U.S. Ambassador Perry Holloway had earlier this month expressed similar sentiments, noting that discussions should be focused on steps that can be taken to enhance social and security services within the country.

“I think the more important conversation should be about not giving every citizen a cheque, but giving every citizen a quality education,” Ambassador Holloway said. “Giving every citizen quality healthcare; a secure environment in which to live and work. And I think if you do all of those things with the revenue that petroleum generates, everyone will make plenty of money and be very prosperous,” he told reporters during the recent launch of the American Chamber of Commerce (AMCHAM) Guyana chapter.

In response to the suggestion put forward by Dr Thomas, President David Granger said there is “no evidential basis” that such an idea is doable, while making it clear that he has not received a formal proposal. “I have not considered that proposal,” he said. “It is outside of the recommendations of the Sovereign Wealth Fund; the Natural Resources Fund and I don’t know that there is a precedent for it.”

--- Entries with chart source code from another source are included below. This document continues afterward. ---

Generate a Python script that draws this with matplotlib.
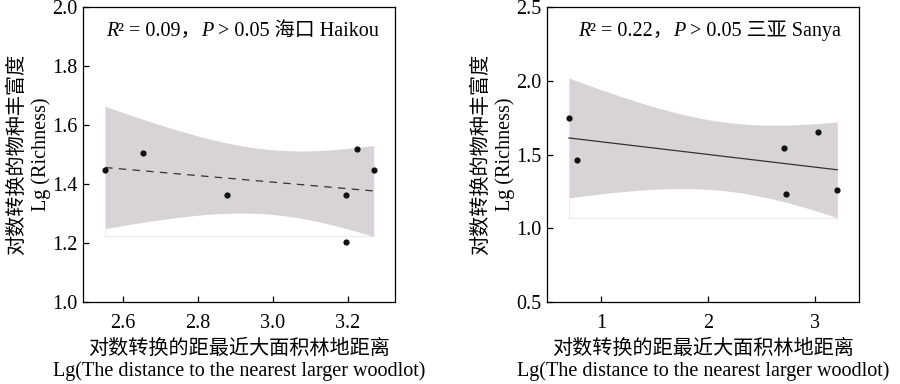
import numpy as np
import matplotlib
matplotlib.use("Agg")
import matplotlib.pyplot as plt
from matplotlib.offsetbox import TextArea, HPacker, AnnotationBbox

plt.rcParams['font.family'] = ['Liberation Serif', 'Noto Sans CJK SC']
FS = 14.5

# ---- data ----
haikou_x = [2.552, 2.654, 2.877, 3.196, 3.196, 3.225, 3.269]
haikou_y = [1.447, 1.506, 1.362, 1.362, 1.204, 1.518, 1.447]
sanya_x = [0.701, 0.779, 2.710, 2.729, 3.025, 3.208]
sanya_y = [1.750, 1.464, 1.546, 1.233, 1.652, 1.258]

haikou_r2, sanya_r2 = "0.09", "0.22"
haikou_title, sanya_title = "海口 Haikou", "三亚 Sanya"
t_crit_haikou, t_crit_sanya = 2.5706, 2.7764   # 95% t, df = n-2

ylab = "对数转换的物种丰富度\nLg (Richness)"
xlab = "对数转换的距最近大面积林地距离\nLg(The distance to the nearest larger woodlot)"

band_color = '#d7d3d6'
line_color = '#333333'


def reg_panel(ax, x, y, tcrit, ls):
    x = np.asarray(x); y = np.asarray(y)
    n = len(x)
    b, a = np.polyfit(x, y, 1)
    xs = np.linspace(x.min(), x.max(), 200)
    yfit = a + b * xs
    resid = y - (a + b * x)
    s = np.sqrt(np.sum(resid ** 2) / (n - 2))
    sxx = np.sum((x - x.mean()) ** 2)
    se = s * np.sqrt(1.0 / n + (xs - x.mean()) ** 2 / sxx)
    lo, hi = yfit - tcrit * se, yfit + tcrit * se
    m = lo.min()
    ax.plot([xs[0], xs[-1]], [m, m], color='#ebebeb', lw=0.8, zorder=1)
    ax.plot([xs[0], xs[0]], [m, lo[0]], color='#ebebeb', lw=0.8, zorder=1)
    ax.plot([xs[-1], xs[-1]], [m, lo[-1]], color='#ebebeb', lw=0.8, zorder=1)
    ax.fill_between(xs, lo, hi, color=band_color, lw=0, zorder=2)
    ax.plot(xs, yfit, color=line_color, lw=0.9, ls=ls, zorder=3,
            dashes=(6, 5) if ls == '--' else (None, None))
    ax.scatter(x, y, s=20, color='#111111', zorder=4, lw=0)


def annot(ax, r2, title, xfrac):
    serif = ['Liberation Serif', 'Noto Sans CJK SC']
    parts = [
        TextArea("R", textprops=dict(family=serif, style='italic', size=FS)),
        TextArea("² = " + r2 + "，", textprops=dict(family=serif, size=FS)),
        TextArea("P", textprops=dict(family=serif, style='italic', size=FS)),
        TextArea(" > 0.05 " + title, textprops=dict(family=serif, size=FS)),
    ]
    box = HPacker(children=parts, align='baseline', pad=0, sep=0)
    ab = AnnotationBbox(box, (xfrac, 0.919), xycoords='axes fraction',
                        box_alignment=(0.5, 0.5), frameon=False)
    ax.add_artist(ab)


fig = plt.figure(figsize=(9, 3.84), dpi=100)
ax1 = fig.add_axes([0.0926, 0.2143, 0.4389 - 0.0926, 0.981 - 0.2143])
ax2 = fig.add_axes([0.608, 0.2143, 0.9548 - 0.608, 0.981 - 0.2143])

reg_panel(ax1, haikou_x, haikou_y, t_crit_haikou, '--')
reg_panel(ax2, sanya_x, sanya_y, t_crit_sanya, '-')

ax1.set_xlim(2.494, 3.326)
ax1.set_ylim(1.0, 2.0)
ax1.set_xticks([2.6, 2.8, 3.0, 3.2])
ax1.set_yticks([1.0, 1.2, 1.4, 1.6, 1.8, 2.0])

ax2.set_xlim(0.498, 3.414)
ax2.set_ylim(0.5, 2.5)
ax2.set_xticks([1, 2, 3])
ax2.set_yticks([0.5, 1.0, 1.5, 2.0, 2.5])

annot(ax1, haikou_r2, haikou_title, 0.511)
annot(ax2, sanya_r2, sanya_title, 0.52)

for ax in (ax1, ax2):
    ax.xaxis.set_major_formatter(matplotlib.ticker.FormatStrFormatter('%g' if ax is ax2 else '%.1f'))
    ax.yaxis.set_major_formatter(matplotlib.ticker.FormatStrFormatter('%.1f'))
    ax.tick_params(direction='in', length=4, width=0.9, labelsize=FS)
    ax.tick_params(axis='x', pad=9)
    ax.tick_params(axis='y', pad=4)
    for sp in ax.spines.values():
        sp.set_linewidth(0.9)
        sp.set_color('black')
    ax.set_ylabel(ylab, fontsize=FS, linespacing=1.3, labelpad=1)
    ax.set_xlabel(xlab, fontsize=FS, linespacing=1.15, labelpad=5)

fig.savefig("out.png", dpi=100)
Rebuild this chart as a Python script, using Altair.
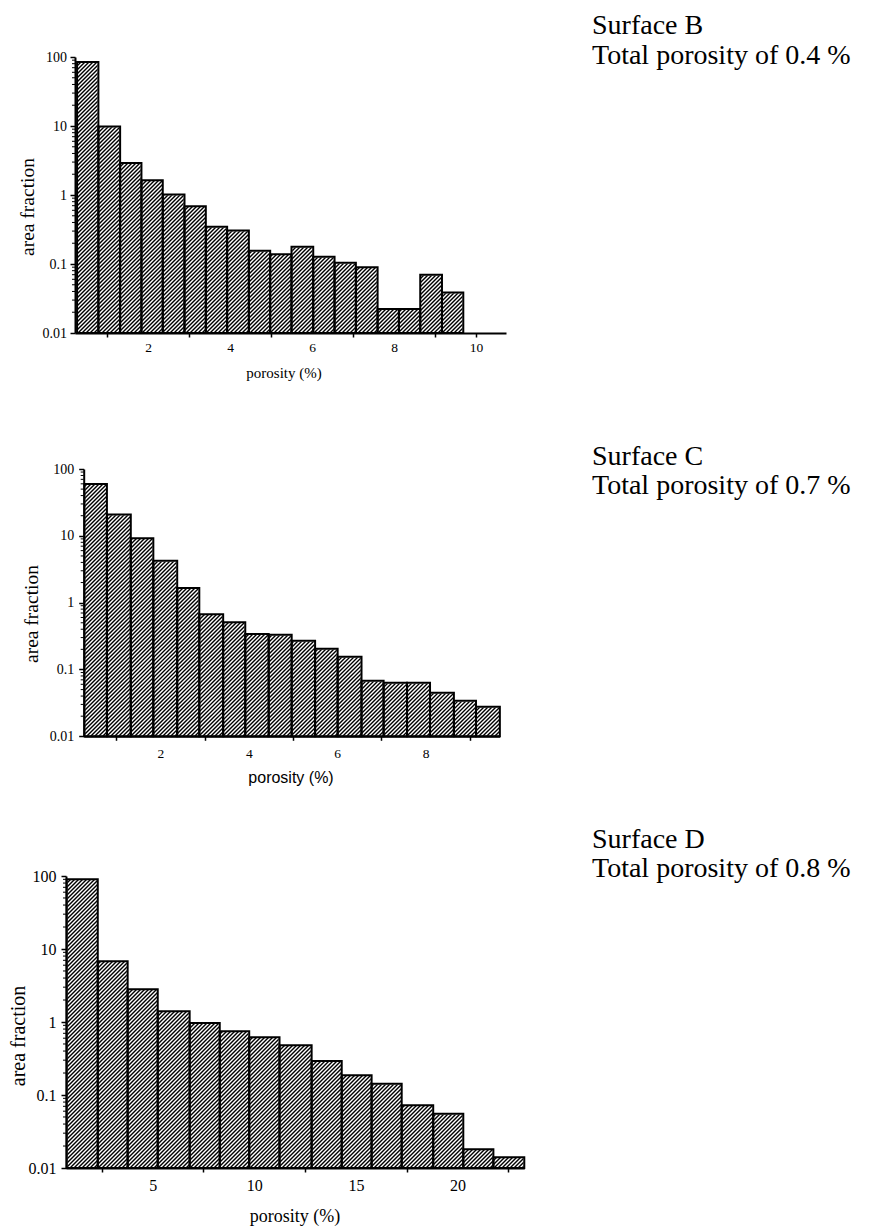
import altair as alt
import pandas as pd

# ---------------- data ----------------
# Surface B: bin edges (porosity %) and area fraction per bin
b_edges = [0.27, 0.79, 1.32, 1.84, 2.36, 2.89, 3.41, 3.93, 4.46, 4.98,
           5.50, 6.03, 6.55, 7.07, 7.60, 8.12, 8.64, 9.17, 9.69]
b_values = [84.6, 9.8, 2.9, 1.64, 1.02, 0.687, 0.348, 0.305, 0.156,
            0.138, 0.178, 0.127, 0.104, 0.090, 0.0223, 0.0223, 0.0698, 0.0386]

# Surface C
c_edges = [0.28, 0.79, 1.33, 1.84, 2.38, 2.88, 3.42, 3.92, 4.45, 4.97,
           5.50, 6.01, 6.55, 7.05, 7.58, 8.10, 8.64, 9.14, 9.68]
c_values = [59.6, 20.8, 9.18, 4.25, 1.65, 0.668, 0.507, 0.339, 0.332,
            0.270, 0.205, 0.155, 0.0679, 0.0634, 0.0634, 0.0450, 0.0341, 0.0277]

# Surface D
d_edges = [0.77, 2.30, 3.77, 5.25, 6.82, 8.30, 9.75, 11.24, 12.82, 14.30,
           15.77, 17.25, 18.80, 20.28, 21.76, 23.28]
d_values = [90.1, 6.79, 2.81, 1.40, 0.969, 0.746, 0.617, 0.480, 0.292,
            0.186, 0.143, 0.0723, 0.0555, 0.0180, 0.0140]

surface_names = ["Surface B", "Surface C", "Surface D"]
total_texts = ["Total porosity of 0.4 %", "Total porosity of 0.7 %", "Total porosity of 0.8 %"]
y_title = "area fraction"
x_title = "porosity (%)"

y_major = [0.01, 0.1, 1, 10, 100]
y_minor = [m * 10.0 ** e for e in range(-2, 2) for m in range(2, 10)]

b_xvals = [1, 2, 3, 4, 5, 6, 7, 8, 9, 10]
c_xvals = [1, 2, 3, 4, 5, 6, 7, 8, 9]
d_xvals = [2.5, 5, 7.5, 10, 12.5, 15, 17.5, 20, 22.5]

SERIF = "Liberation Serif"
SANS = "Liberation Sans"


def text_layer(s, x, y, size, font, angle=0, align="left"):
    props = dict(font=font, fontSize=size, align=align, baseline="alphabetic", color="black")
    if angle:
        props["angle"] = angle
    return alt.Chart(pd.DataFrame({"t": [s]})).mark_text(**props).encode(
        x=alt.value(x), y=alt.value(y), text="t:N")


def panel(edges, values, idx, g):
    W, H, ytop = g["W"], g["H"], g["ytop"]
    ppu, x0px, ax = g["ppu"], g["x0px"], g["ax"]

    def val_at(px):
        return (px - x0px) / ppu

    xs = alt.Scale(domain=[val_at(ax), val_at(W)], range=[ax, W], nice=False, zero=False)
    ys = alt.Scale(type="log", domain=[0.01, 100], range=[H, ytop], nice=False)

    xaxis = alt.Axis(
        values=g["xvals"], labelExpr=g["xlabel"],
        tickOpacity={"condition": {"test": g["xtick"], "value": 1}, "value": 0},
        title=None, grid=False, domainColor="black", domainWidth=2,
        tickColor="black", tickWidth=1.5, tickSize=4,
        labelFont=SERIF, labelFontSize=g["xfs"], labelColor="black",
        labelPadding=g["xpad"], labelFlush=False, labelOverlap=False, zindex=1)
    yaxis = alt.Axis(
        values=y_major, labelExpr="format(datum.value, '~g')",
        title=None, grid=False, domainColor="black", domainWidth=2,
        tickColor="black", tickWidth=1.5, tickSize=5,
        labelFont=SERIF, labelFontSize=g["yfs"], labelColor="black",
        labelPadding=g["ypad"], labelFlush=False, labelOverlap=False,
        offset=-ax, zindex=1)

    df = pd.DataFrame({"lo": edges[:-1], "hi": edges[1:], "val": values})

    # diagonal hatch (style), drawn over the whole plot, then masked
    span_px = H - ytop
    dxv = span_px / ppu
    step = 4.0 / ppu
    hatch = alt.Chart(alt.sequence(val_at(0) - dxv - step, val_at(W) + step, step, as_="k")
                      ).transform_calculate(
        k2=f"datum.k + {dxv}", ylo="0.01", yhi="100"
    ).mark_rule(color="black", strokeWidth=1.4, clip=True).encode(
        x=alt.X("k:Q", scale=xs, axis=xaxis),
        x2="k2:Q",
        y=alt.Y("ylo:Q", scale=ys, axis=yaxis),
        y2="yhi:Q",
    )

    cover_bars = alt.Chart(df).mark_rect(color="white", stroke="white", strokeWidth=1.5).encode(
        x=alt.X("lo:Q", scale=xs, axis=xaxis), x2="hi:Q",
        y=alt.Y("val:Q", scale=ys, axis=yaxis), y2=alt.value(-2))

    side = pd.DataFrame({"lo": [val_at(-2), edges[-1]], "hi": [edges[0], val_at(W + 2)]})
    cover_side = alt.Chart(side).mark_rect(color="white", stroke="white", strokeWidth=1.5).encode(
        x=alt.X("lo:Q", scale=xs, axis=xaxis), x2="hi:Q",
        y=alt.value(-2), y2=alt.value(H + 1))

    outline = alt.Chart(df).mark_rect(fillOpacity=0, stroke="black", strokeWidth=2).encode(
        x=alt.X("lo:Q", scale=xs, axis=xaxis), x2="hi:Q",
        y=alt.Y("val:Q", scale=ys, axis=yaxis), y2=alt.value(H))

    minor = alt.Chart(pd.DataFrame({"v": y_minor})).mark_rule(color="black", strokeWidth=1).encode(
        x=alt.value(ax - 3), x2=alt.value(ax), y=alt.Y("v:Q", scale=ys, axis=yaxis))

    texts = [
        text_layer(surface_names[idx], 526, g["t1"], 28, SERIF),
        text_layer(total_texts[idx], 526, g["t1"] + 29.3, 28, SERIF),
        text_layer(y_title, g["ytx"], g["yty"], g["ytfs"], SERIF, angle=270, align="center"),
        text_layer(x_title, g["xtx"], g["xty"], g["xtfs"], g["xtfont"], align="center"),
    ]

    return alt.layer(hatch, cover_bars, cover_side, outline, minor, *texts).properties(width=W, height=H)


geo_b = dict(W=440, H=276, ytop=0, ppu=41.0, x0px=0.0, ax=9.0,
             xvals=b_xvals, xlabel="datum.value % 2 == 0 ? format(datum.value, 'd') : ''",
             xtick="datum.value % 2 == 1 || datum.value == 10",
             xfs=13.5, xpad=3.5, yfs=14, ypad=3.5,
             t1=-22.7, ytx=-32, yty=150, ytfs=19.5,
             xtx=218, xty=321, xtfs=15, xtfont=SERIF)
geo_c = dict(W=433.7, H=267.3, ytop=0, ppu=44.2, x0px=6.0, ax=17.7,
             xvals=c_xvals, xlabel="datum.value % 2 == 0 ? format(datum.value, 'd') : ''",
             xtick="datum.value % 2 == 1",
             xfs=13.5, xpad=6, yfs=14, ypad=5,
             t1=-4.4, ytx=-27.7, yty=145, ytfs=19.5,
             xtx=225, xty=314, xtfs=16, xtfont=SANS)
geo_d = dict(W=458.3, H=295, ytop=3, ppu=20.33, x0px=-15.0, ax=0.0,
             xvals=d_xvals, xlabel="datum.value % 5 == 0 ? format(datum.value, 'd') : ''",
             xtick="datum.value % 5 != 0",
             xfs=16, xpad=5, yfs=16, ypad=5,
             t1=-25.3, ytx=-41, yty=163, ytfs=20,
             xtx=229, xty=349, xtfs=18, xtfont=SERIF)

pB = panel(b_edges, b_values, 0, geo_b)
pC = panel(c_edges, c_values, 1, geo_c)
pD = panel(d_edges, d_values, 2, geo_d)

chart = alt.vconcat(pB, pC, pD, spacing=136, bounds="flush").properties(
    padding={"top": 3, "left": 0, "right": 0, "bottom": 0}
).configure_view(stroke="transparent")

chart.save("out.html", embed_options={"renderer": "svg", "actions": False})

But the Working People’s Alliance (WPA) party, which forms part of the A Partnership for National Unity + Alliance For Change (APNU+AFC) government, said there is need for an informed, rational and serious discussion on what is to be done with the expected oil revenues, and endorsed the proposal by its executive member, Dr. Thomas.

“Such a discussion, “ the WPA said, “should involve Guyanese in their communities and at their workplaces, and should be grounded in a desire to lift the standard of living of all, but most importantly the poor and the powerless.”

On Thursday, the African Cultural and Development Association (ACDA) threw its support

behind the proposal for annual cash transfers to citizens from oil revenues, contending that its constituency, the Afro-Guyanese, represents a large portion of the poor and powerless in Guyana.

“This will certainly be one way that President Granger and his government can demonstrate that an effort is being made to reverse some of the economic disadvantages that plague our communities each day,” ACDA said, adding:

“We encourage the government also to give effect to the idea of removing the income tax from personal incomes, and lowering the corporate tax rates to competitive levels within five years of the commencement of the receipt of oil revenues as a means of encouraging work and industry.”

Natural Resources Minister and Leader of the Alliance For Change (AFC), Raphael Trotman, has said that the public discourse on the subject is timely, as Guyana has within its reserves more than 4 billion barrels of oil-equivalent.

“The AFC supports any initiative that spreads the wealth transparently and equally, not just for some but to ensure that every citizen in all 10 regions get an equal say in how this money is spent, and they get a share of it,” Minister Trotman said, noting that he intends making such a representation to Cabinet.